▶ Written exercise
Starting with the first line of the listing, quote each line exactly until and including the one with "from matplotlib.patches import Rectangle", leaving pictures out.

.....

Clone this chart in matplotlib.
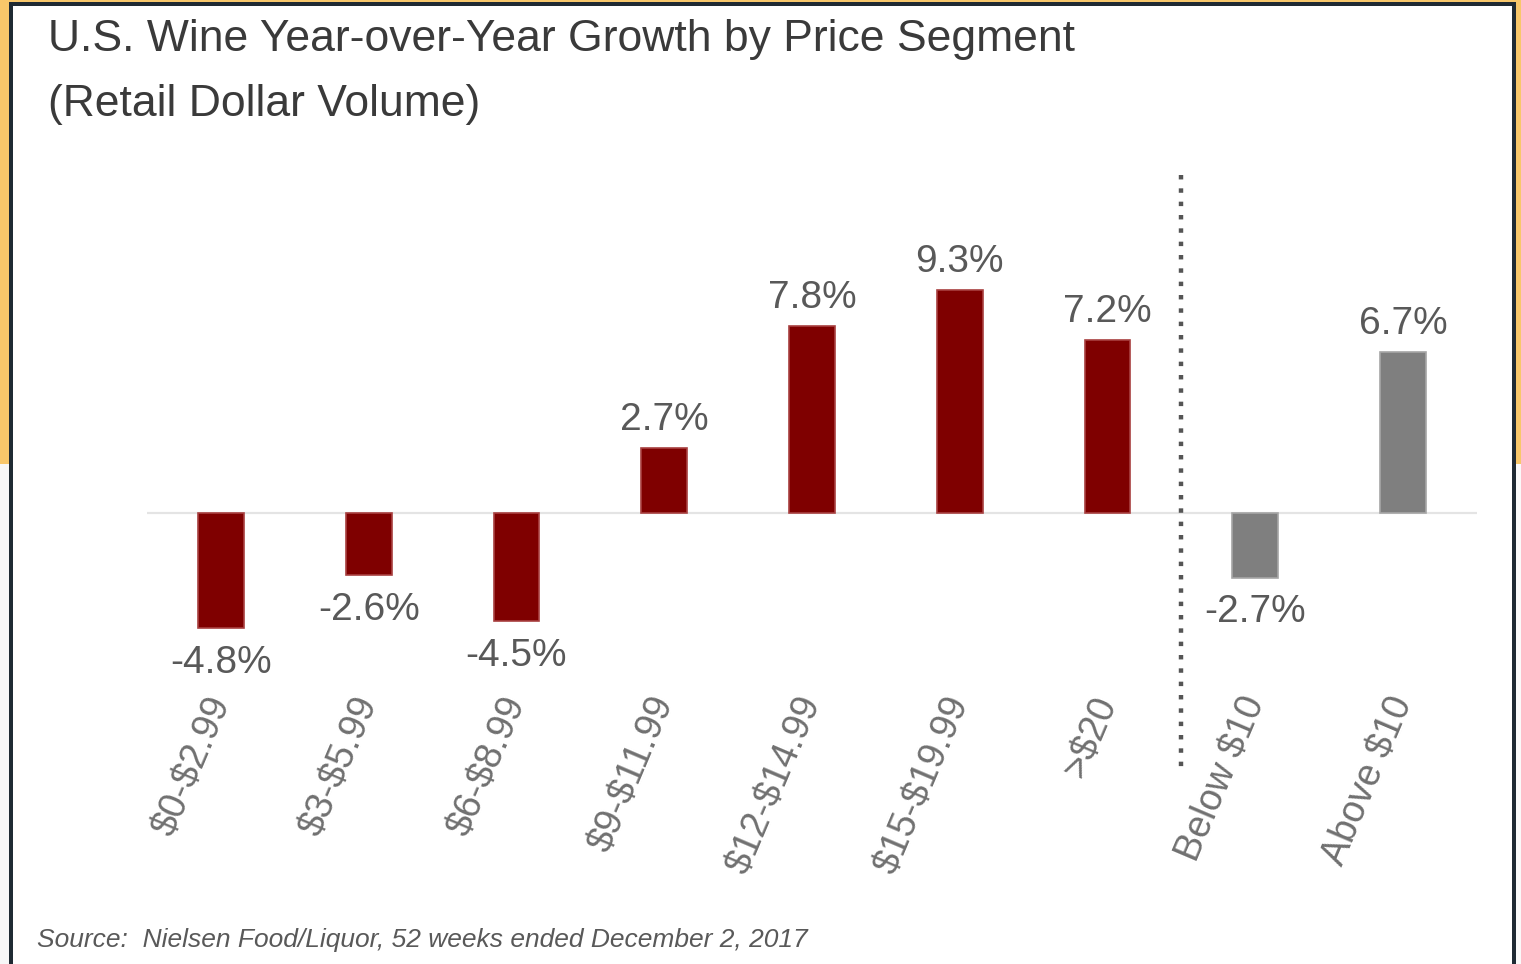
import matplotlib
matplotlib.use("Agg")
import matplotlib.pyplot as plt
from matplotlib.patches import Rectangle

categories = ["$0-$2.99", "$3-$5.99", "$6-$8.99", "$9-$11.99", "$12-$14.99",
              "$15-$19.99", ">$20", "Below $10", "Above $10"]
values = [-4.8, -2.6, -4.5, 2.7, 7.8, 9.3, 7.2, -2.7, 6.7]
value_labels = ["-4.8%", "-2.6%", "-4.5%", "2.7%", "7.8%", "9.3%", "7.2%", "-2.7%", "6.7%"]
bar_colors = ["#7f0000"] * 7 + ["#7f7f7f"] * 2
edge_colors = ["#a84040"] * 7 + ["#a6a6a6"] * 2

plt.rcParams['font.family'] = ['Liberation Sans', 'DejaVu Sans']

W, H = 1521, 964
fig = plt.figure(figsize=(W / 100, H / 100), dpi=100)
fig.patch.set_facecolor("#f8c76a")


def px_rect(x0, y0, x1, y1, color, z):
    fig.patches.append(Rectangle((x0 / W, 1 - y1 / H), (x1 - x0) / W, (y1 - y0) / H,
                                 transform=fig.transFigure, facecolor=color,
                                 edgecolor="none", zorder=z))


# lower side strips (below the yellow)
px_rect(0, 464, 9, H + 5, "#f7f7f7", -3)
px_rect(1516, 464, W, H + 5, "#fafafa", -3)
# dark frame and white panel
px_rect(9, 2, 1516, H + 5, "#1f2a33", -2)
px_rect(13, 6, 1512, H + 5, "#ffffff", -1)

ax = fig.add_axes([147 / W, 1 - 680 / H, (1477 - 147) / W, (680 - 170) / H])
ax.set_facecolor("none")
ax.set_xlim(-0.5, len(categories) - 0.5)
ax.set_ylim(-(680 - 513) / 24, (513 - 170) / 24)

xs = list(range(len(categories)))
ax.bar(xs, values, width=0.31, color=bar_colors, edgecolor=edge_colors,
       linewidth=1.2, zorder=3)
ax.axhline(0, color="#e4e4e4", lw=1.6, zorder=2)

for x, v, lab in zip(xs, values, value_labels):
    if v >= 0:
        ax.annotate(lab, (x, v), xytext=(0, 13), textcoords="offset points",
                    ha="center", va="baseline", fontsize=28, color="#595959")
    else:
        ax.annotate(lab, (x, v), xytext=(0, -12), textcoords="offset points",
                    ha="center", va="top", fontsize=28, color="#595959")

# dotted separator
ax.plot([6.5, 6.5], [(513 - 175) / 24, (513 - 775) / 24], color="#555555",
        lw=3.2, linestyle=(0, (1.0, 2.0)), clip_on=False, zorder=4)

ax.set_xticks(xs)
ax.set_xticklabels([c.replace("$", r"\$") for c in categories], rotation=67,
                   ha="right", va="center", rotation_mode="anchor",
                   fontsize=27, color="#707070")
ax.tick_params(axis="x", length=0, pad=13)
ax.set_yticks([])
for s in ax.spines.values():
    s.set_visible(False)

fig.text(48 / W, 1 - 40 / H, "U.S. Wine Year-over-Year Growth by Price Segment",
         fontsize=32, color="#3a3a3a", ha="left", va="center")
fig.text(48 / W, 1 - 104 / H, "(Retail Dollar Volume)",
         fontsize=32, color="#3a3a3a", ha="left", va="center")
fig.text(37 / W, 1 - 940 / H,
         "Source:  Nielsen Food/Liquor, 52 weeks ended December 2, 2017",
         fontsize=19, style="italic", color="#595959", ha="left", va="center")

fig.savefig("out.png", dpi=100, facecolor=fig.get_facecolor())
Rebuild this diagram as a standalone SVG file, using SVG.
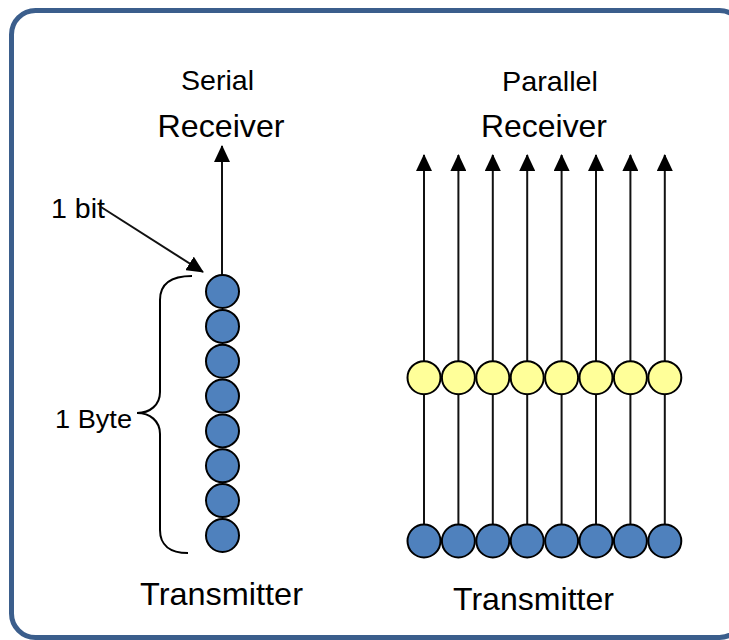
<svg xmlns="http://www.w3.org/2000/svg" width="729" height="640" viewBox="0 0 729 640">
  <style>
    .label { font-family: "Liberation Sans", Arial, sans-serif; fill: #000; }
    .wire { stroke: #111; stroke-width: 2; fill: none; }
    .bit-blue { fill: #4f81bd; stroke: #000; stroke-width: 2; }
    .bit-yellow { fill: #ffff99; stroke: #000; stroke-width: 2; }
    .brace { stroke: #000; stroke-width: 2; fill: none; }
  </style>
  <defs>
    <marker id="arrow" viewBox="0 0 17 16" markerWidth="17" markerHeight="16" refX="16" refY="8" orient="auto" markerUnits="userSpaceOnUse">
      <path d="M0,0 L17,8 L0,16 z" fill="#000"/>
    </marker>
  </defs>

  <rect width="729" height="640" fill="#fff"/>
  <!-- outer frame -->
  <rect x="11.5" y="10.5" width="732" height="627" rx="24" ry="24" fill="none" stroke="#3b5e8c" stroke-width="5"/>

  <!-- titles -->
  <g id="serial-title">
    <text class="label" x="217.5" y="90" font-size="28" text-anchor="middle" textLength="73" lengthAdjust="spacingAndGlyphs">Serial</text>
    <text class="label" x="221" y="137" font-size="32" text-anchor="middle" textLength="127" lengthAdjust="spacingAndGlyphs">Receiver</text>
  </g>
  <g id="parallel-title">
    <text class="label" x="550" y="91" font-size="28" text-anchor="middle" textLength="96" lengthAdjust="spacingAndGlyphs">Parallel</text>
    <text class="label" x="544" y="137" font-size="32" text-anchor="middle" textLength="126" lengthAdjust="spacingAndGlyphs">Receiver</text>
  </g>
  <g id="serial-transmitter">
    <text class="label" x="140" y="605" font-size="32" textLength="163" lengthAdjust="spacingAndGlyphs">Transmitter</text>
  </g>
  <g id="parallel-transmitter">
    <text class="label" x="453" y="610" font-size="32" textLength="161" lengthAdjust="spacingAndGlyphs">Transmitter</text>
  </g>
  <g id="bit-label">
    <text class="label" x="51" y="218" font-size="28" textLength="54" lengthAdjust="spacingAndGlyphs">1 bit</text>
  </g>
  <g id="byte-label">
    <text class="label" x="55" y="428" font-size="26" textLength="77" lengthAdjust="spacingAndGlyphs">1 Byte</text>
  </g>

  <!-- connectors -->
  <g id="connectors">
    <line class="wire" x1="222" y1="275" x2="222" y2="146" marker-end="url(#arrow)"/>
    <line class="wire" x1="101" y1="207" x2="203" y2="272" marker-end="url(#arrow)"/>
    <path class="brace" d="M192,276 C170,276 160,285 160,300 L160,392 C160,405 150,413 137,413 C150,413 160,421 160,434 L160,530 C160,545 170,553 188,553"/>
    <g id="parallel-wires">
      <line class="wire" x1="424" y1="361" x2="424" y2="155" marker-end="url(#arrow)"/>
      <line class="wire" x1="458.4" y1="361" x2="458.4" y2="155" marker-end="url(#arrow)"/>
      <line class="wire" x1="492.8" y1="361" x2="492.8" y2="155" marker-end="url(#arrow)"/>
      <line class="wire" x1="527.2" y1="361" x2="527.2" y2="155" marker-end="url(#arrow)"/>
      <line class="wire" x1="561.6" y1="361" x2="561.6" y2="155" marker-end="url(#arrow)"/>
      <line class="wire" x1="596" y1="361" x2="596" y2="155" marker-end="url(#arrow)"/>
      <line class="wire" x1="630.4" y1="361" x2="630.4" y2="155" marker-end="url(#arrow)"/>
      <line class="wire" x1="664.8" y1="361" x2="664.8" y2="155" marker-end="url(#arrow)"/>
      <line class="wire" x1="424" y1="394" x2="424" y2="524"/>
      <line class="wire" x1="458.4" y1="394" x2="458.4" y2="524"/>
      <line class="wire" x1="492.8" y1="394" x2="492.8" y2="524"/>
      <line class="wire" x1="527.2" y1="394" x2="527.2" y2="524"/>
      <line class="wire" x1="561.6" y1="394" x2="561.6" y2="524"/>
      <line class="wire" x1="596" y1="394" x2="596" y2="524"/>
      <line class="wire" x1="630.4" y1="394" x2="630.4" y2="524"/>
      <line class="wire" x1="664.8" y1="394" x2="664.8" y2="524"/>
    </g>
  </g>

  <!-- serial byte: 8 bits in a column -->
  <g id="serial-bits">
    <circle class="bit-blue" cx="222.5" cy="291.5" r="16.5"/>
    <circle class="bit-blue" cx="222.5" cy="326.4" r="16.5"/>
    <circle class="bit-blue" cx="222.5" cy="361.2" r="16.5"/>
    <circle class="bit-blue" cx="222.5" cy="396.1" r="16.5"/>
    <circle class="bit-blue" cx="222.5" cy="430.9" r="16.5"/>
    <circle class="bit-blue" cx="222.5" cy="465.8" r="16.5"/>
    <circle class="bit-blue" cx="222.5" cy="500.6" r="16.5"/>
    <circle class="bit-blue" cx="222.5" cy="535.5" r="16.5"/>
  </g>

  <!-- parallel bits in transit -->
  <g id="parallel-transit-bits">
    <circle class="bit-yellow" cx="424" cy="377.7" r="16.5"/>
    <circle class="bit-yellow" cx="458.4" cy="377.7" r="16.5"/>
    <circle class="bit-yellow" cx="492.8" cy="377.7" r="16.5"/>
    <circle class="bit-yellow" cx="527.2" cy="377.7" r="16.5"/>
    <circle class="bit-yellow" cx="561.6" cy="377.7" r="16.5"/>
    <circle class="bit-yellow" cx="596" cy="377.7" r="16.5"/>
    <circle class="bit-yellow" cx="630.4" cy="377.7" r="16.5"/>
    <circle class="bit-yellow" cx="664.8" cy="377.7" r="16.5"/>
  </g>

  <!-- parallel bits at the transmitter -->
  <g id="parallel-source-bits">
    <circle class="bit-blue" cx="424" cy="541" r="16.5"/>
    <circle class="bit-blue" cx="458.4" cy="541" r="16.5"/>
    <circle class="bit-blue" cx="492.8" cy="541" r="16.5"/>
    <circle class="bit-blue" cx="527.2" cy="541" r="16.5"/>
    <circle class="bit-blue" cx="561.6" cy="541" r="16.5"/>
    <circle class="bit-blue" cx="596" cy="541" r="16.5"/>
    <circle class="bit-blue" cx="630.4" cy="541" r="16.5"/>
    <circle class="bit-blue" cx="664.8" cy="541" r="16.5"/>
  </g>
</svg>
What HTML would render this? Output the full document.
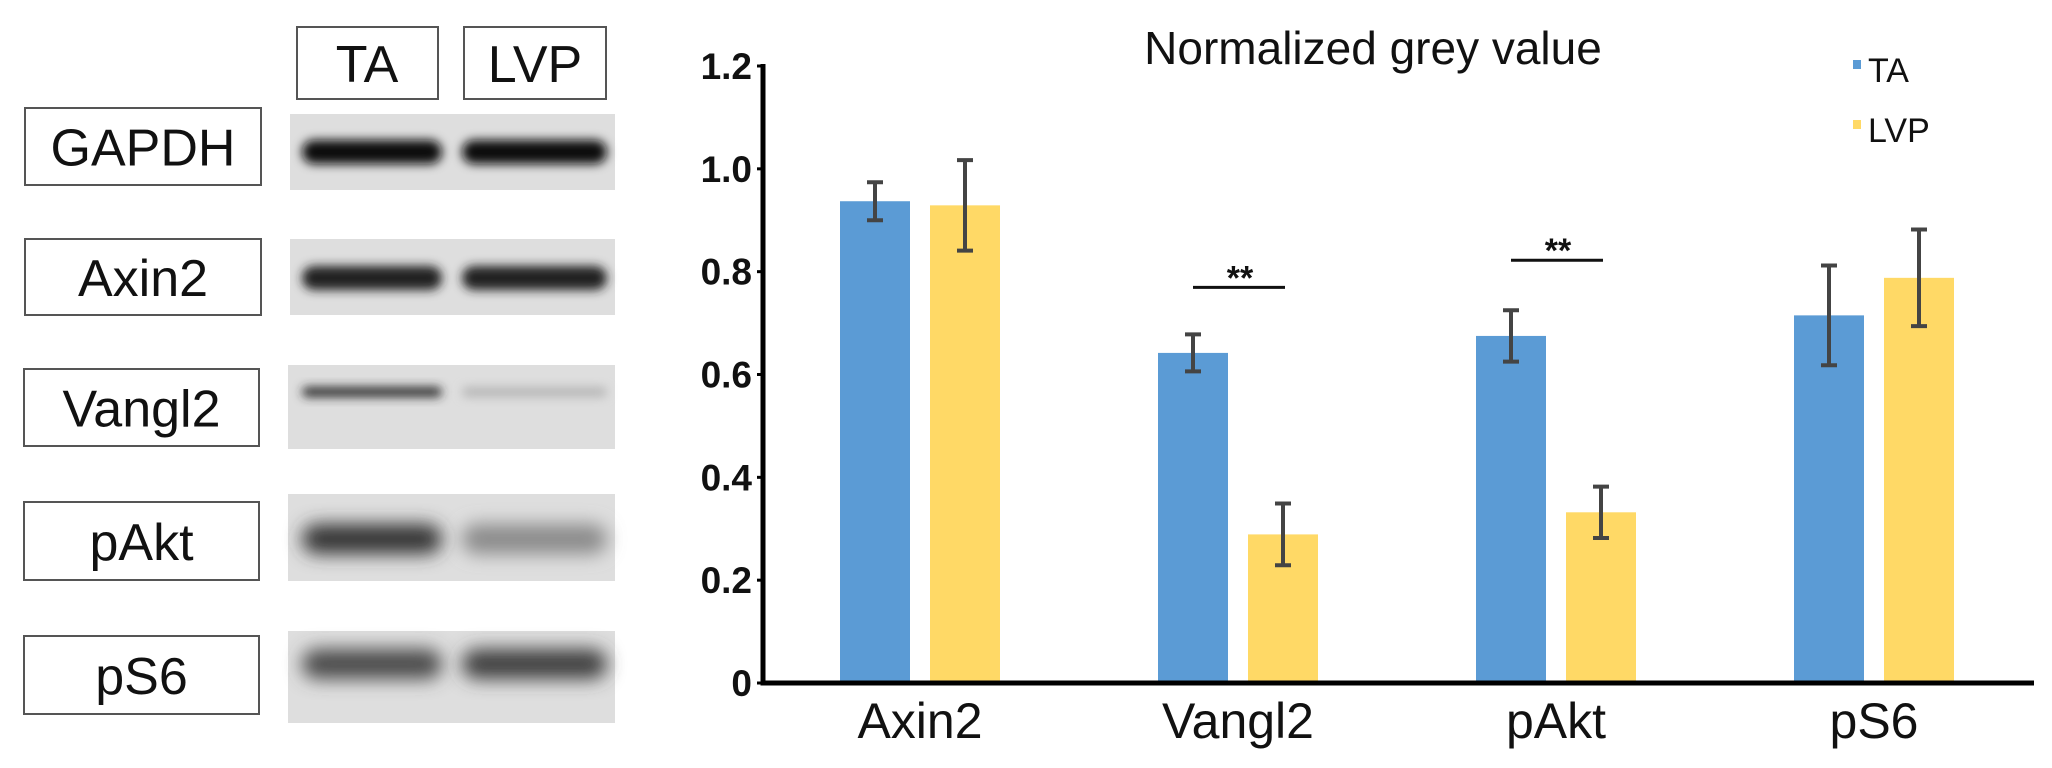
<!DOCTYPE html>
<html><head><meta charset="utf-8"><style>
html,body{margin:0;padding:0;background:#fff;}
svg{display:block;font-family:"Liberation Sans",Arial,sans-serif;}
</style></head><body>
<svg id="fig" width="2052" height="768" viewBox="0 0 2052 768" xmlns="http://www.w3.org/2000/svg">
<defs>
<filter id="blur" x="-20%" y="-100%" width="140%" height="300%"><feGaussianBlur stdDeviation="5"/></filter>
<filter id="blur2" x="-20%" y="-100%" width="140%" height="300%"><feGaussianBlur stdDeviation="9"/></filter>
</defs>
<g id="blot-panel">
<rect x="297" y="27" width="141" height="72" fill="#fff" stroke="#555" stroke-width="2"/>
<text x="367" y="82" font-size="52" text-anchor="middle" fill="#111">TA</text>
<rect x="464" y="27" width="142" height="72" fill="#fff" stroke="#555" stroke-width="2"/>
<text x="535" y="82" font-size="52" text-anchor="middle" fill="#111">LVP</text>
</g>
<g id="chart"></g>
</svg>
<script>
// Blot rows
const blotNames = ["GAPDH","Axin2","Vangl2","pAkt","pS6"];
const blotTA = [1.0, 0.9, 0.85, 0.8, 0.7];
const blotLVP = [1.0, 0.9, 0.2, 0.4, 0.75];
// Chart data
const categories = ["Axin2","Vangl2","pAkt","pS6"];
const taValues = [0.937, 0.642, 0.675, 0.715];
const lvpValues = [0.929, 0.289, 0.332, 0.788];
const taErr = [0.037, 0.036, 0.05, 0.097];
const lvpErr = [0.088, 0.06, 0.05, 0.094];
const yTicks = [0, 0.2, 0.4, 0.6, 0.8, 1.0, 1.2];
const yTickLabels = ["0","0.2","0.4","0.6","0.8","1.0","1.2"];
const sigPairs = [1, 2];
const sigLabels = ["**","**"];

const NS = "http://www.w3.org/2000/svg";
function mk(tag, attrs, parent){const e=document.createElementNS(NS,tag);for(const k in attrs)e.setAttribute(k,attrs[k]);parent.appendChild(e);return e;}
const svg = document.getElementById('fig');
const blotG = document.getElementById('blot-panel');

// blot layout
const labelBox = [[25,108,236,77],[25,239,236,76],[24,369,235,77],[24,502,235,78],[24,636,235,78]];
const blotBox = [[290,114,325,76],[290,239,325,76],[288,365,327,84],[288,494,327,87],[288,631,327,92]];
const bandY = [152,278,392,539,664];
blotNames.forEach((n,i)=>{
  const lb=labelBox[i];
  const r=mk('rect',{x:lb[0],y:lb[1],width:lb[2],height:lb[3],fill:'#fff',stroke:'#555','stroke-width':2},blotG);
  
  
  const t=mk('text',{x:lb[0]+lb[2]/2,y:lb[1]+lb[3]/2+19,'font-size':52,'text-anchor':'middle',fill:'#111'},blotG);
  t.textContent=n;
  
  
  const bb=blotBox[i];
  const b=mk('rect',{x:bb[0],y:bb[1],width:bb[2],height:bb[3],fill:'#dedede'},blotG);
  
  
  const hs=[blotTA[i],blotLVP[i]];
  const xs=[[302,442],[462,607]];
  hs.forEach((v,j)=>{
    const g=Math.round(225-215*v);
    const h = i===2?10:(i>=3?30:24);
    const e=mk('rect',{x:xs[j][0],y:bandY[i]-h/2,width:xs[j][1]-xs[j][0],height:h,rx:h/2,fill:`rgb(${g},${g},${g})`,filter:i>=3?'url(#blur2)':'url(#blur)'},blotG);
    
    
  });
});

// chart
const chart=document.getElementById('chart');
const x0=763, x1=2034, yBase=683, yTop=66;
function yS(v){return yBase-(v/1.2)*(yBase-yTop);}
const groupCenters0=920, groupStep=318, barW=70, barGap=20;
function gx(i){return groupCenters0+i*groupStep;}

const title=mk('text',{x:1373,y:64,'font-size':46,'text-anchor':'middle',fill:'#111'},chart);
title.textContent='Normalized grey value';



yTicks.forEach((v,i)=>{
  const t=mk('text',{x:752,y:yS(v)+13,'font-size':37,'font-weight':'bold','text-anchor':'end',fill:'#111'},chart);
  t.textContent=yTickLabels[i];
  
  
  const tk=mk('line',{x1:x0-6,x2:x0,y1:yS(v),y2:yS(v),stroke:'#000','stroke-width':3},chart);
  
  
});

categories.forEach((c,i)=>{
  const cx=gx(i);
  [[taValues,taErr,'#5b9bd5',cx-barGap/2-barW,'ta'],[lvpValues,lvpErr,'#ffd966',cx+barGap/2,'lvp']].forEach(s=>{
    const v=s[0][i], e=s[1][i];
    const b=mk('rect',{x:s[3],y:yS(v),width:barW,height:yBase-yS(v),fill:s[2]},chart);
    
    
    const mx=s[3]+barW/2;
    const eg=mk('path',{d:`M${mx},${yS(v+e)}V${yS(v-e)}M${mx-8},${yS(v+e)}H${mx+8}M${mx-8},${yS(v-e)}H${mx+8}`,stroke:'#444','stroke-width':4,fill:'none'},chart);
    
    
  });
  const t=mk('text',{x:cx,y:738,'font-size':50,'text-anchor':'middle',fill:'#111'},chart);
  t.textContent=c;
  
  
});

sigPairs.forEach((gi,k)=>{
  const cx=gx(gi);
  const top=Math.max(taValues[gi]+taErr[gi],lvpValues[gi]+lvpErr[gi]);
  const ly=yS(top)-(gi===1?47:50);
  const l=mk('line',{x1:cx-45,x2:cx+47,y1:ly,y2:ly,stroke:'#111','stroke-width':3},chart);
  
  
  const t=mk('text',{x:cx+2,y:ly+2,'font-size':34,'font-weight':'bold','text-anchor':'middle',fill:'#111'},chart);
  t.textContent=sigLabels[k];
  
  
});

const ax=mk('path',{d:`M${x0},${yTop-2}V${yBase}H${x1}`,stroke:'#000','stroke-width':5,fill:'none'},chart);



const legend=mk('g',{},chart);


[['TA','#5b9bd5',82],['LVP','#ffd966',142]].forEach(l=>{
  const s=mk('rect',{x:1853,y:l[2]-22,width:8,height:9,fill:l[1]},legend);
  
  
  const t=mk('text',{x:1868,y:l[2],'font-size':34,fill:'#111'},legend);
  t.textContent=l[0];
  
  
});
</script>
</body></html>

.....

▶ Written reply
Clone this chart in matplotlib.
import matplotlib
matplotlib.use("Agg")
import matplotlib.pyplot as plt
from matplotlib.patches import Rectangle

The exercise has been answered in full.